The famous Nighthawks painting, by Edward Hopper
Pick up a random coursebook from the shelf in your staffroom (or bookcase at home, if you're the sort that likes to keep coursebooks within reach). I'd say there is a reasonable chance that at least one of the units in that book, or at least part of one of those units, focusses on something along the lines of "dining out", "in the restaurant", "what would you like to eat?" or something reasonably similar.
There may be a menu to look at, and perhaps a dialogue to analyse and perform. What often follows is a vocabulary section featuring different kinds of food, representing a selection from a sort of uber-fusion hypothetical restaurant wherein half a dozen or more cultures get a showing. Remember, most coursebooks are meant for global or at least regional distribution these days, and it clearly wouldn't do to either come across as colonising our EFL students by only showing them British or American fare, or missing out on a chance to make them feel included by not featuring something from their own national cuisine in the example menu.
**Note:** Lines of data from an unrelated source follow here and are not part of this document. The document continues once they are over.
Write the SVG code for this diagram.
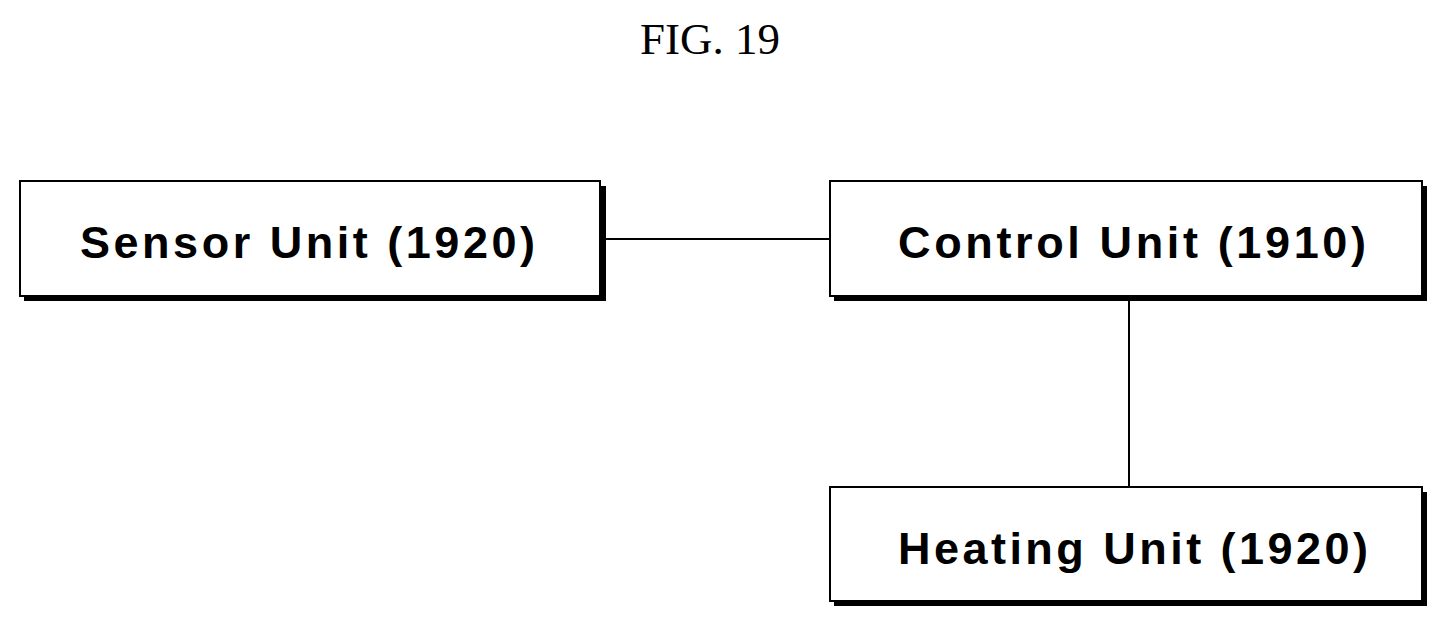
<svg xmlns="http://www.w3.org/2000/svg" width="1450" height="629" viewBox="0 0 1450 629">
<style>
.box{fill:#fff;stroke:#000;stroke-width:2}
.sh{fill:#000}
.lbl{font-family:"Liberation Sans",Arial,sans-serif;font-weight:bold;font-size:45px;fill:#000}
.ln{stroke:#000;stroke-width:2;fill:none}
</style>
<rect width="1450" height="629" fill="#fff"/>
<text x="710" y="54" text-anchor="middle" font-family="Liberation Serif,serif" font-size="45">FIG. 19</text>
<g id="connectors">
<line class="ln" x1="600" y1="239" x2="830" y2="239"/>
<line class="ln" x1="1129" y1="296" x2="1129" y2="487"/>
</g>
<g id="sensor">
<rect class="sh" x="24" y="186" width="582" height="115"/>
<rect class="box" x="20" y="181" width="580" height="115"/>
<text class="lbl" x="80" y="258" textLength="455" lengthAdjust="spacing">Sensor Unit (1920)</text>
</g>
<g id="control">
<rect class="sh" x="834" y="186" width="593" height="115"/>
<rect class="box" x="830" y="181" width="592" height="115"/>
<text class="lbl" x="898" y="258" textLength="468" lengthAdjust="spacing">Control Unit (1910)</text>
</g>
<g id="heating">
<rect class="sh" x="834" y="492" width="593" height="114"/>
<rect class="box" x="830" y="487" width="592" height="114"/>
<text class="lbl" x="898" y="564" textLength="470" lengthAdjust="spacing">Heating Unit (1920)</text>
</g>
</svg>
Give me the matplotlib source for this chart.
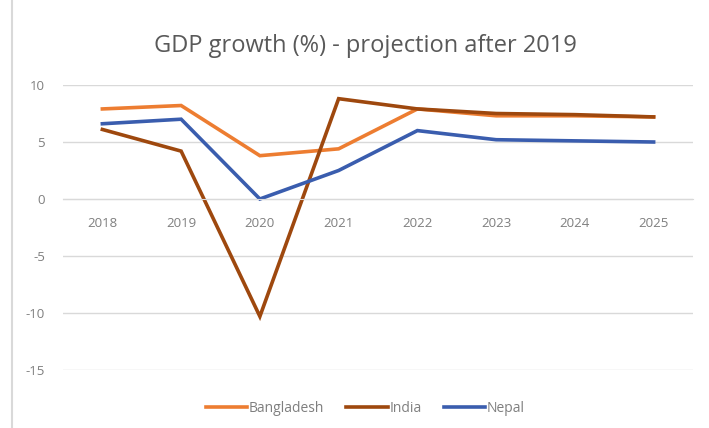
import matplotlib
matplotlib.use("Agg")
import matplotlib.pyplot as plt
from matplotlib.lines import Line2D

years = ["2018", "2019", "2020", "2021", "2022", "2023", "2024", "2025"]
bangladesh = [7.9, 8.2, 3.8, 4.4, 7.9, 7.3, 7.3, 7.2]
india = [6.1, 4.2, -10.3, 8.8, 7.9, 7.5, 7.4, 7.2]
nepal = [6.6, 7.0, 0.0, 2.5, 6.0, 5.2, 5.1, 5.0]
yticks = [10, 5, 0, -5, -10, -15]

plt.rcParams['font.family'] = ['Open Sans', 'DejaVu Sans']

fig = plt.figure(figsize=(7.09, 4.28), dpi=100)
ax = fig.add_axes([63/709, 58/428, 630/709, 285/428])

x = list(range(len(years)))
ax.plot(x, bangladesh, color='#ED7D31', lw=2.6, label='Bangladesh', solid_joinstyle='miter')
ax.plot(x, india, color='#9E480E', lw=2.6, label='India', solid_joinstyle='miter')
ax.plot(x, nepal, color='#3A5DAE', lw=2.6, label='Nepal', solid_joinstyle='miter')

ax.set_xlim(-0.5, 7.5)
ax.set_ylim(-15, 10)
ax.set_yticks(yticks)
ax.set_yticklabels([str(v) for v in yticks])
ax.grid(axis='y', color='#d9d9d9', lw=1)
ax.set_axisbelow(True)
for s in ['top', 'right', 'left']:
    ax.spines[s].set_visible(False)
ax.spines['bottom'].set_position(('data', 0))
ax.spines['bottom'].set_color('#d9d9d9')
ax.set_xticks(x)
ax.set_xticklabels(years)
ax.tick_params(axis='both', length=0, labelsize=9.5, labelcolor='#7f7f7f')
ax.tick_params(axis='x', pad=13)
ax.tick_params(axis='y', pad=13)

fig.text(0.515, 0.892, 'GDP growth (%) - projection after 2019', ha='center', va='center',
         fontsize=17, color='#595959')

leg = fig.legend(loc='center', bbox_to_anchor=(0.515, 0.045), ncol=3, frameon=False,
                 fontsize=10, labelcolor='#7f7f7f', handlelength=3.0, handletextpad=0.1,
                 columnspacing=1.6)

fig.add_artist(Line2D([12/709, 12/709], [0, 1], transform=fig.transFigure, color='#d9d9d9', lw=1.5))

fig.savefig('out.png', dpi=100)
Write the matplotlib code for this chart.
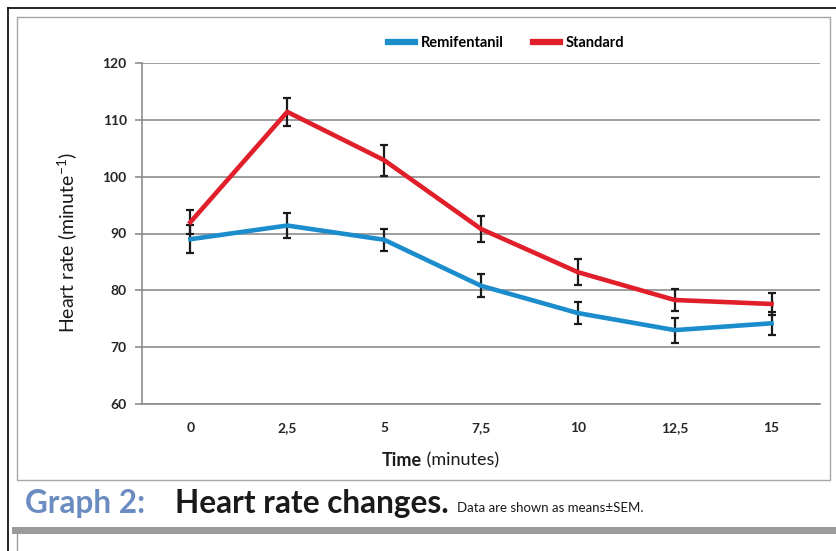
import matplotlib.pyplot as plt
from matplotlib.patches import Rectangle
from matplotlib.lines import Line2D
from matplotlib.offsetbox import TextArea, HPacker, AnchoredOffsetbox

times = ["0", "2,5", "5", "7,5", "10", "12,5", "15"]
remifentanil = [89.0, 91.4, 88.9, 80.8, 76.0, 73.0, 74.2]
remifentanil_sem = [2.5, 2.2, 1.9, 2.0, 2.0, 2.2, 2.0]
standard = [92.0, 111.4, 102.9, 90.8, 83.2, 78.3, 77.6]
standard_sem = [2.1, 2.4, 2.7, 2.3, 2.3, 2.0, 1.9]
y_ticks = [60, 70, 80, 90, 100, 110, 120]

BLUE = "#1b8ccc"
RED = "#e01f2b"
GRID = "#8c8c8c"
FONT = "Lato"

W, H = 836, 551
fig = plt.figure(figsize=(W / 100, H / 100), dpi=100)

def fx(px):
    return px / W

def fy(py):
    return 1 - py / H

# page frame and chart box
fig.patches.append(Line2D([fx(8), fx(8)], [fy(8), fy(551)], transform=fig.transFigure,
                          color="black", lw=1.2, figure=fig))
fig.patches.append(Line2D([fx(8), fx(836)], [fy(8), fy(8)], transform=fig.transFigure,
                          color="black", lw=1.2, figure=fig))
fig.patches.append(Rectangle((fx(17), fy(480)), fx(830) - fx(17), fy(17) - fy(480),
                             transform=fig.transFigure, fill=False, ec="#a6a6a6", lw=1.0))
fig.patches.append(Rectangle((fx(12), fy(534)), 1 - fx(12), fy(527) - fy(534),
                             transform=fig.transFigure, fc="#9b9b9b", ec="none"))
fig.patches.append(Line2D([fx(17), fx(17)], [fy(534), fy(551)], transform=fig.transFigure,
                          color="#9b9b9b", lw=1.0, figure=fig))

ax = fig.add_axes([fx(142), fy(404), fx(820) - fx(142), fy(63) - fy(404)])
x = list(range(len(times)))

ax.errorbar(x, standard, yerr=standard_sem, fmt="none", ecolor="#1a1a1a",
            elinewidth=1.6, capsize=3, capthick=1.6, zorder=2)
ax.errorbar(x, remifentanil, yerr=remifentanil_sem, fmt="none", ecolor="#1a1a1a",
            elinewidth=1.6, capsize=3, capthick=1.6, zorder=2)
ax.plot(x, remifentanil, color=BLUE, lw=3.3, solid_joinstyle="round", zorder=3,
        label="Remifentanil")
ax.plot(x, standard, color=RED, lw=3.3, solid_joinstyle="round", zorder=3,
        label="Standard")

ax.set_xlim(-0.5, len(times) - 0.5)
ax.set_ylim(60, 120)
ax.set_yticks(y_ticks)
ax.set_xticks(x)
ax.set_xticklabels(times)
ax.grid(axis="y", color=GRID, lw=1.2)
ax.set_axisbelow(True)
for s in ["top", "right"]:
    ax.spines[s].set_visible(False)
for s in ["left", "bottom"]:
    ax.spines[s].set_color(GRID)
    ax.spines[s].set_linewidth(1.2)
ax.tick_params(axis="y", length=5, width=1.2, color=GRID, pad=6, labelsize=10)
ax.tick_params(axis="x", length=0, pad=13, labelsize=10)
for lab in ax.get_xticklabels() + ax.get_yticklabels():
    lab.set_fontfamily(FONT)
    lab.set_fontweight("bold")
    lab.set_color("#262626")

leg = ax.legend(loc="center", bbox_to_anchor=(0.537, 1.058), ncol=2, frameon=False,
                prop={"family": FONT, "weight": "bold", "size": 10.5},
                handlelength=1.85, columnspacing=2.0, handletextpad=0.4)
for h in leg.get_lines():
    h.set_linewidth(4.5)

fig.text(fx(68), fy(243), "Heart rate (minute$^{\\mathregular{-1}}$)", rotation=90,
         ha="center", va="center", fontsize=14, family=FONT, color="#1a1a1a")

# axis title with a bold first word
xl = HPacker(children=[
    TextArea("Time", textprops=dict(family=FONT, weight="bold", size=13, color="#1a1a1a")),
    TextArea(" (minutes)", textprops=dict(family=FONT, size=13, color="#1a1a1a")),
], align="baseline", pad=0, sep=0)
fig.add_artist(AnchoredOffsetbox(loc="center", child=xl, pad=0, frameon=False,
                                 bbox_to_anchor=(fx(440), fy(460)),
                                 bbox_transform=fig.transFigure, borderpad=0))

fig.text(fx(25), fy(503), "Graph 2:", ha="left", va="center", fontsize=22.7,
         family=FONT, weight="bold", color="#6b8cc0")
fig.text(fx(175), fy(503), "Heart rate changes.", ha="left", va="center", fontsize=22.7,
         family=FONT, weight="bold", color="#1a1a1a")
fig.text(fx(457), fy(508), "Data are shown as means±SEM.", ha="left", va="center",
         fontsize=9.5, family=FONT, color="#1a1a1a")

fig.savefig("out.png", dpi=100)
Whenever I see this restaurant/eating out unit in a coursebook, I can't help seeing an image of the Nighthawks scene (shown above at the start of this post). I've even been known, when perusing a potential coursebook for the schools I've worked at, to pause at the eating out unit and say "Oh, great -- Nighthawks!"
The restaurant in Nighthawks is one that I will never see or experience. I may one day come across something similar in terms of thematic decor, but otherwise this is just a scene -- a notion. I'm not likely to see people wearing the same clothes as in that scene. Nor am I likely to hear the sorts of food/drink related banter that might have gone on in that particular place at that particular time (nor for that matter need to engage in it).
For many -- even most -- EFL students, the resonance of the scenes, vocabulary, and language in the "eating out" unit of their coursebooks must be similarly distant at best.
How many of these students will actually eat out at an English-language-medium restaurant in the next 6-12 months, or 6-12 years, or even ever? Is novelty an acceptable rationale for exposing students to (and asking them to pretend to participate in) scenes and situations that they are highly unlikely to ever need to face?
Even with my ESL students here in Australia (where there is more likelihood that they will eat out in a location where English is required), the good old restaurant scene feels somewhat unwieldy. But that's a more complex matter, and I'll try to stick to the EFL-related issues for now (given I think that is where more coursebook sales -- not to mention blog readers -- come from).
Now, even with the sort of "poor man's Matrix effect" the eating out scene is likely to create in an EFL classroom, I want to point out that the notion of restaurants and eating out is actually a potentially valid one -- even in EFL contexts -- and the language used in those units is also potentially useful.
But we'll need to make some changes, I reckon...
What language are we looking at here? At the basic lexis level, we're talking food and drink items. In terms of utterances, we're looking at enquiries, requests, offers (if we want to roleplay the stereotypical waitperson, perhaps...), confirmations, and -- perhaps at higher levels -- complaints, descriptions, requests for clarifications, etc.
For a start, I think a CLIL or task-based approach to food -- and international food -- would be far more beneficial for our learners.
For a CLIL orientation, we could have projects about foods from different parts of the world, how they relate to culture(s), what ingredients they contain, how they are made, the economic and environmental issues related to food production, etc. It doesn't need to go that far or into that much detail, of course, but food is a very rich vein to mine in a CLIL-oriented classroom approach.
On the task-based front, why not have the class plan (and perhaps even conduct/host) a mini International Food Festival? Or, by referencing some sort of international event to be held in their country (anything from a summit to a conference to a Grand Prix race), have them brainstorm a prospective menu for the participants that features both a selection from the host country's cuisine as well as fare from the participants' countries to help make them feel at home.
And here's a great one I've done several times... Have the students bring in a menu that a local restaurant has attempted (almost always quite badly) to translate into English for international visitors, and get them to find ways to improve it, make it more accurate linguistically, and more attactive to foreign eyes. They can even offer it back to the restaurant to use (and I even had some students get free meals or a minor payment for their trouble!).
If neither CLIL nor task-based appeals to you, I think at the very least it might be a good idea to consider that:
1. The basic language featured in the eating out unit (with the exception of the particular food words) can be more than adequately presented and practiced in situations that are more closely related and relevant to the actual classroom context (enquiries, requests, offers, confirmations, complaints, descriptions, requests for clarifications, etc.).
2. If it really must be about restaurants, focus more on the idea of hosting foreign visitors at restaurants in the students' own country. Then the language will be more about naming and describing local cuisine in English, finding out what basic types of food the visitors like, making suggestions, and perhaps enquiring about the visitors' own cuisines and making polite or interesting comparisons.
Anyway, whatever we do when it comes to those food/restaurant issues, I hope we can try to keep things reasonably real and reasonably relevant. Most of the food/eating out units in existing coursebooks just don't make the cut, really.
Our students aren't going to go to the restaurant (or meet the people portrayed) in Nighthawks, are they?